Today’s New York Times reports an astonishing fact: Book publishers wholesale their ebooks to Amazon for precisely the same price as their paper books. Amazon loses money on every ebook for the Kindle they sell because publishers don’t discount zero-cost ebooks.
Apparently, the publishers don’t count the paper, storage, inventory, shredding and shipping expenses in their cost calculations.
Either that, or they own a tree plantation or a printing plant.
And of course, they own neither.
Many businesses act as if they have a stake in their suppliers and other vendors. Instead of scaling the part of their business that can move quickly and well, they defend the part they don’t even own.
Jason wrote in to ask why I thought that the newspaper industry was in a Dip. In my book, I point out that with classified ads disappearing and the web thriving, the days of newspapers as we know them are clearly over. That shouldn’t mean the industry is in trouble. In fact, there are more people reading more news every day than ever before–without the cost of printing and distributing a costly piece of newsprint every day. Happy days…

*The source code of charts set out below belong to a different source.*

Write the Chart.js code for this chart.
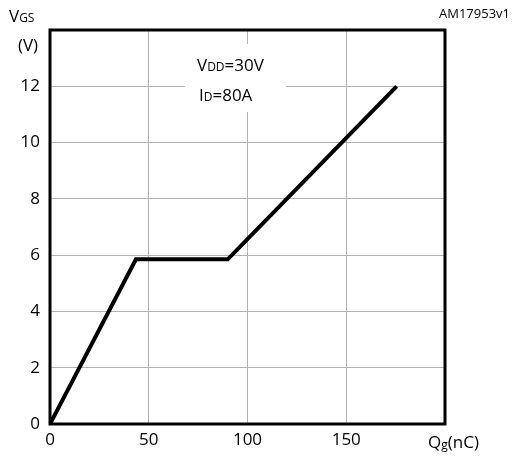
<!DOCTYPE html>
<html><head><meta charset="utf-8">
<script src="https://cdn.jsdelivr.net/npm/chart.js@4.4.1/dist/chart.umd.min.js"></script>
<style>html,body{margin:0;padding:0;background:#fff}#wrap{width:514px;height:457px}</style>
</head><body><div id="wrap"><canvas id="c" width="514" height="457"></canvas></div>
<script>
const qgValues = [0, 43.5, 90, 175.5];
const vgsValues = [0, 5.85, 5.85, 12.0];
const xTicks = [0, 50, 100, 150];
const yTicks = [0, 2, 4, 6, 8, 10, 12];
const FONT = '"Open Sans", "Liberation Sans", sans-serif';

function runs(ctx, x, y, parts, align) {
  let total = 0;
  parts.forEach(p => { ctx.font = p[1] + 'px ' + FONT; total += ctx.measureText(p[0]).width; });
  let cx = align === 'right' ? x - total : (align === 'center' ? x - total / 2 : x);
  ctx.textAlign = 'left'; ctx.textBaseline = 'alphabetic';
  parts.forEach(p => { ctx.font = p[1] + 'px ' + FONT; ctx.fillText(p[0], cx, y + (p[2] || 0)); cx += ctx.measureText(p[0]).width; });
}

const deco = {
  id: 'deco',
  beforeDatasetsDraw(chart) {
    const ctx = chart.ctx;
    ctx.save();
    ctx.fillStyle = '#fff';
    ctx.fillRect(185, 44, 101, 68);
    ctx.fillStyle = '#000';
    runs(ctx, 197, 71, [['V', 17], ['DD', 12], ['=30V', 17]]);
    runs(ctx, 199, 101, [['I', 17], ['D', 12], ['=80A', 17]]);
    ctx.restore();
  },
  afterDraw(chart) {
    const ctx = chart.ctx;
    const a = chart.chartArea;
    ctx.save();
    ctx.strokeStyle = '#000';
    ctx.lineWidth = 3;
    ctx.strokeRect(a.left, a.top, a.right - a.left, a.bottom - a.top);
    ctx.fillStyle = '#000';
    runs(ctx, 9, 22, [['V', 17], ['GS', 12]]);
    runs(ctx, 28, 51, [['(V)', 17]], 'center');
    runs(ctx, 510, 18, [['AM17953v1', 13]], 'right');
    runs(ctx, 428, 448, [['Q', 17], ['g', 12, 1], ['(nC)', 17]]);
    ctx.restore();
  }
};

new Chart(document.getElementById('c'), {
  type: 'line',
  data: {
    datasets: [{
      data: qgValues.map((q, i) => ({ x: q, y: vgsValues[i] })),
      borderColor: '#000',
      borderWidth: 4,
      pointRadius: 0,
      tension: 0,
      fill: false,
      borderJoinStyle: 'miter'
    }]
  },
  options: {
    responsive: false,
    animation: false,
    devicePixelRatio: 1,
    layout: { padding: { left: 0, right: 69, top: 30, bottom: 0 } },
    plugins: { legend: { display: false }, tooltip: { enabled: false } },
    scales: {
      x: {
        type: 'linear', min: 0, max: 200,
        afterBuildTicks: s => { s.ticks = xTicks.concat([200]).map(v => ({ value: v })); },
        ticks: { color: '#000', font: { family: FONT, size: 17 }, padding: 6, maxRotation: 0,
          callback: v => xTicks.includes(v) ? String(v) : '' },
        grid: { color: '#b3b3b3', lineWidth: 1, drawTicks: false },
        border: { display: false },
        afterFit: s => { s.height = 33; }
      },
      y: {
        type: 'linear', min: 0, max: 14,
        afterBuildTicks: s => { s.ticks = yTicks.concat([14]).map(v => ({ value: v })); },
        ticks: { color: '#000', font: { family: FONT, size: 17 }, padding: 10,
          callback: v => yTicks.includes(v) ? String(v) : '' },
        grid: { color: '#b3b3b3', lineWidth: 1, drawTicks: false },
        border: { display: false },
        afterFit: s => { s.width = 50; }
      }
    }
  },
  plugins: [deco]
});
</script></body></html>
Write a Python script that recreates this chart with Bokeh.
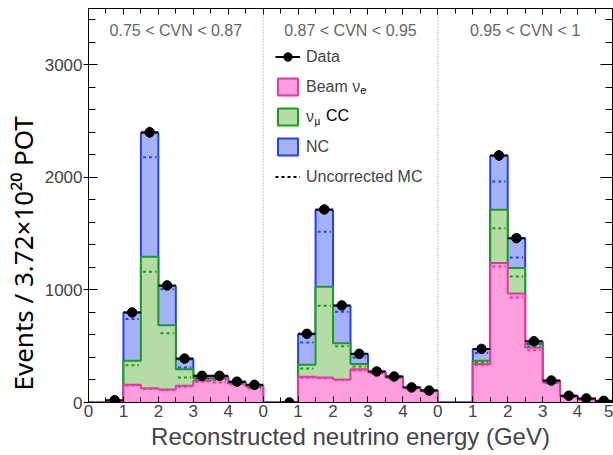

But (many of) the people in the industry have built their lives around the trees. As a result, the industry is over. A new industry is being built in its place, often with new people doing work that might be done far better by the old hands, the ones who are stuck defending the wholesale slaughter of trees.
If you think your job is to keep the printers busy, then you see the world differently. You focus on per issue sales, you worry about people sharing a paper (!), you don’t count online readers as valuable (even though they’re more valuable). You focus on one edition, not a thousand different versions. You focus on having one front page, not dozens based on who is reading.
If you work for a newspaper that feels this way, every day you stay is a day wasted.
I worry about my esteemed friends in the book publishing industry as well. The amazing thing about the Times story today was the report that the mood at BEA was ‘unease’ about ebooks. The fastest-growing, lowest cost segment of the business, the one that offers the most promise, the best possible outcome and has the best results… is causing unease! All because of the trees.
Of course, there are trees in your business too. There are trees in the photography business (chemicals) and in the music business (plastic) and even in the personal computer business (computers). They may not be called trees, but they’re there.